WACAPOL’S FOUNDING PRINCIPLES
WACAPOL’s founding principles are based on the insight of Michael Hadcock, a Unilever chief-engineer, with 25 years’ experience in the palm oil industry, including turns at Okitipupa, NIFOR and TOPP.
He recognized the need for a simple, efficient and robust crude palm oil mill that would be suitable for operation in remote locations, scalable and affordable.
In the 1980s, he was commissioned by the United Nations Food and Agriculture Organisation to develop and trial a prototype, which was the forerunner of WACAPOL’s Crude Palm Oil Mill.
Michael was made a Yoruba Chief of Igbodigo in Ondo State, Nigeria for his contribution to the welfare of the local community.
Michael Hadcock, Unilever Chief Engineer and Yoruba Chief of Igbodigo in Ondo State, Nigeria with his wife Rosemary
Mark Hadcock
Mark Hadcock is CEO of WACAPOL Mills Ltd, has been WACAPOL’s principal promoter since 2008 and has an encyclopaedic knowledge of the oil palm sector.
Before that, he was involved in City Loft Developments, a property developer, as Finance Director from 2000 to 2007, during which time it grew from 6 to 60 employees, entered into a joint venture with Lehman Brothers, obtained an AIM listing and then went from public to private.
He started work in commodities as a cocoa crop forecaster in Ivory Coast and setting up a buying operation in Nigeria. In 1996 he became Finance Director of Daarnhouwer (UK), a niche commodity trading company. He has a BSc. in Agricultural Economics from University of Reading.
Anthony Berendt
Anthony Berendt is CFO of WACAPOL Mills Ltd and has worked with WACAPOL since 2010.

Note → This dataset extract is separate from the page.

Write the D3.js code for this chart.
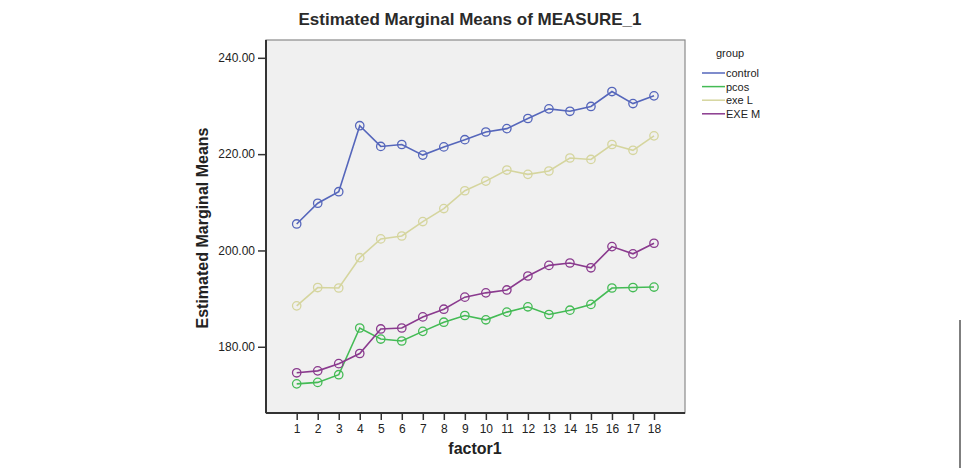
<!DOCTYPE html>
<html>
<head>
<meta charset="utf-8">
<style>
  body { margin: 0; background: #fff; }
  svg { display: block; font-family: "Liberation Sans", Arial, sans-serif; }
</style>
</head>
<body>
<svg id="chart"></svg>
<script src="https://cdn.jsdelivr.net/npm/d3@7"></script>
<script>
// data
var factor1 = [1, 2, 3, 4, 5, 6, 7, 8, 9, 10, 11, 12, 13, 14, 15, 16, 17, 18]
var groups = ['control', 'pcos', 'exe L', 'EXE M']
var control = [205.5, 209.8, 212.2, 225.9, 221.6, 222.0, 219.8, 221.5, 223.0, 224.6, 225.3, 227.4, 229.4, 228.9, 229.9, 233.0, 230.5, 232.1]
var pcos = [172.3, 172.6, 174.2, 183.9, 181.6, 181.2, 183.2, 185.1, 186.5, 185.6, 187.2, 188.3, 186.7, 187.6, 188.8, 192.2, 192.3, 192.4]
var exeL = [188.5, 192.3, 192.2, 198.5, 202.4, 203.0, 206.0, 208.7, 212.4, 214.4, 216.7, 215.8, 216.5, 219.2, 218.9, 222.0, 220.8, 223.8]
var exeM = [174.6, 175.0, 176.5, 178.6, 183.7, 183.9, 186.2, 187.8, 190.3, 191.2, 191.8, 194.7, 196.9, 197.4, 196.4, 200.8, 199.3, 201.5]
var yTicks = [180, 200, 220, 240]
var colors = ['#5566bb', '#44bb55', '#d5d59e', '#8a3a8e']

var width = 967, height = 468
var series = [control, pcos, exeL, exeM]

var svg = d3.select('#chart').attr('width', width).attr('height', height)

// plot frame (window.top is taken, so use other names)
var plotL = 266, plotR = 685, plotT = 40, plotB = 413

var x = d3.scaleLinear().domain([1, 18]).range([296.7, 654])
var y = d3.scaleLinear().domain([166.25, 243.7]).range([plotB, plotT])

svg.append('rect')
    .attr('x', plotL).attr('y', plotT)
    .attr('width', plotR - plotL).attr('height', plotB - plotT)
    .attr('fill', '#f0f0f0')
    .attr('stroke', '#8a8a8a').attr('stroke-width', 1.2)

// axes
var yAxis = d3.axisLeft(y).tickValues(yTicks).tickSize(8).tickFormat(d3.format('.2f'))
var gy = svg.append('g').attr('transform', 'translate(' + plotL + ',0)').call(yAxis)
gy.select('.domain').attr('d', 'M0,' + plotT + 'V' + plotB).attr('stroke', '#333').attr('stroke-width', 2)
gy.selectAll('.tick line').attr('stroke', '#333').attr('stroke-width', 1.5)
gy.selectAll('.tick text').attr('font-size', 12).attr('fill', '#222').attr('x', -11)
    .attr('font-family', '"Liberation Sans", Arial, sans-serif')

var xAxis = d3.axisBottom(x).tickValues(factor1).tickSize(7).tickFormat(d3.format('d'))
var gx = svg.append('g').attr('transform', 'translate(0,' + plotB + ')').call(xAxis)
gx.select('.domain').attr('d', 'M' + plotL + ',0H' + plotR).attr('stroke', '#333').attr('stroke-width', 2)
gx.selectAll('.tick line').attr('stroke', '#333').attr('stroke-width', 1.5)
gx.selectAll('.tick text').attr('font-size', 12).attr('fill', '#222').attr('y', 11)
    .attr('font-family', '"Liberation Sans", Arial, sans-serif')

// lines and markers
var line = d3.line().x(function(d, i) { return x(factor1[i]) }).y(function(d) { return y(d) })

series.forEach(function(s, k) {
    svg.append('path')
        .attr('d', line(s))
        .attr('fill', 'none')
        .attr('stroke', colors[k])
        .attr('stroke-width', 1.6)
    svg.append('g').selectAll('circle')
        .data(s)
        .enter()
        .append('circle')
        .attr('cx', function(d, i) { return x(factor1[i]) })
        .attr('cy', function(d) { return y(d) })
        .attr('r', 4.2)
        .attr('fill', 'none')
        .attr('stroke', colors[k])
        .attr('stroke-width', 1.3)
})

// title and axis labels
svg.append('text')
    .attr('x', 470).attr('y', 25)
    .attr('text-anchor', 'middle')
    .attr('font-size', 17).attr('font-weight', 'bold').attr('fill', '#2a2a2a')
    .text('Estimated Marginal Means of MEASURE_1')

svg.append('text')
    .attr('transform', 'translate(208,228) rotate(-90)')
    .attr('text-anchor', 'middle')
    .attr('font-size', 16).attr('font-weight', 'bold').attr('fill', '#222')
    .text('Estimated Marginal Means')

svg.append('text')
    .attr('x', 475).attr('y', 454)
    .attr('text-anchor', 'middle')
    .attr('font-size', 16).attr('font-weight', 'bold').attr('fill', '#222')
    .text('factor1')

// legend
svg.append('text')
    .attr('x', 716).attr('y', 57)
    .attr('font-size', 11).attr('fill', '#222')
    .text('group')

var legend = svg.append('g').selectAll('g')
    .data(groups)
    .enter()
    .append('g')
    .attr('transform', function(d, i) { return 'translate(702,' + (73 + i * 13.6) + ')' })

legend.append('line')
    .attr('x1', 0).attr('x2', 23)
    .attr('stroke', function(d, i) { return colors[i] })
    .attr('stroke-width', 1.5)
legend.append('text')
    .attr('x', 24).attr('y', 4)
    .attr('font-size', 11).attr('fill', '#222')
    .text(function(d) { return d })

// page edge line at lower right
svg.append('line')
    .attr('x1', 960).attr('x2', 960).attr('y1', 320).attr('y2', height)
    .attr('stroke', '#555').attr('stroke-width', 1.5)
</script>
</body>
</html>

He has been involved in a number of entrepreneurial businesses and is a finance, legal and management professional with a blue-chip background in the City of London with NM Rothschild & Sons Ltd and Theodore Goddard.
He is a qualified lawyer, a Sloan Fellow (MSc. in Management) of London Business School and has a BA in Modern History from University of Oxford.